Caregiving for a family member can be time-consuming and emotionally draining. It can be financially draining, too.
About 48 million Americans provide care without pay to an adult family member or friend, and they do so for an average of nearly 24 hours per week, according to the "Caregiving in the U.S. 2020" report by AARP and the National Alliance for Caregiving (NAC).
Another AARP study issued in June 2021 found that 78 percent of family caregivers regularly incur out-of-pocket costs caring for a loved one, with the average annual expenditure topping $7,200.
That unpaid and often expensive commitment can make it hard for caregivers to make ends meet. Twenty-eight percent say they have stopped saving money, and 23 percent have taken on more debt, the AARP/NAC study found. Growing awareness of this financial burden has fueled a national conversation around issues like paid leave and even outright payment for family caregivers.

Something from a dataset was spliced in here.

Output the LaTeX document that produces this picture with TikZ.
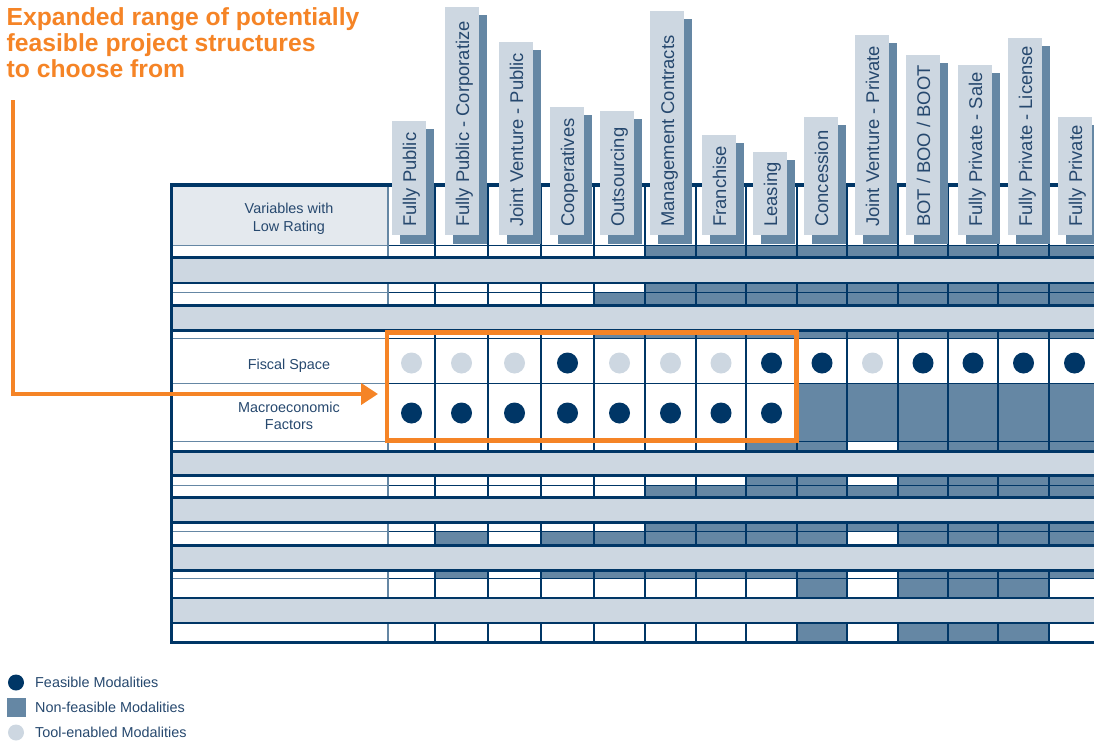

Your chances of getting paid to be a family caregiver are best if you are caring for a U.S. military veteran or for someone eligible for Medicaid, but other possibilities exist.
For Medicaid recipients
All 50 states and the District of Columbia offer self-directed Medicaid services for long-term care.
These programs let states grant waivers that allow qualified individuals to manage their own long-term home-care services, as an alternative to the traditional model where services are managed by an agency. In some states, that can include hiring a family member to provide care.
Benefits, coverage, eligibility and rules differ from state to state.
Some programs pay family caregivers but exclude spouses and legal guardians. Others will pay care providers only if they do not live in the same house as the care recipient.
Program names also vary. What is called Consumer Directed Care in one state might be called Participant-Directed Services, In-Home Supportive Services or Cash and Counseling in another. Contact your state Medicaid program to ask about its options or to start the sign-up process.
Enrolling in self-directed care involves the following steps:
• Assessment. Your loved one — with assistance if desired or needed — is assessed for capacities, need, preferences, risks and strength as the Centers for Medicare & Medicaid Services requires.
• Planning. Your family member and any chosen representatives create a written service plan detailing the daily living assistance required. Areas may include bathing, dressing, feeding, helping with light housekeeping and laundry, managing medications, moving from bed to wheelchair, preparing meals, shopping, supervising activities and transporting to appointments. Contingency plans should be available for coverage when the care provider is off and instructions for fill-in caregivers should address risks.
• Budgeting. If the assessment shows need, a budget for goods and services will be provided.
• Selection. When the care plan is set, the care recipient, or a surrogate if needed, chooses a caregiver.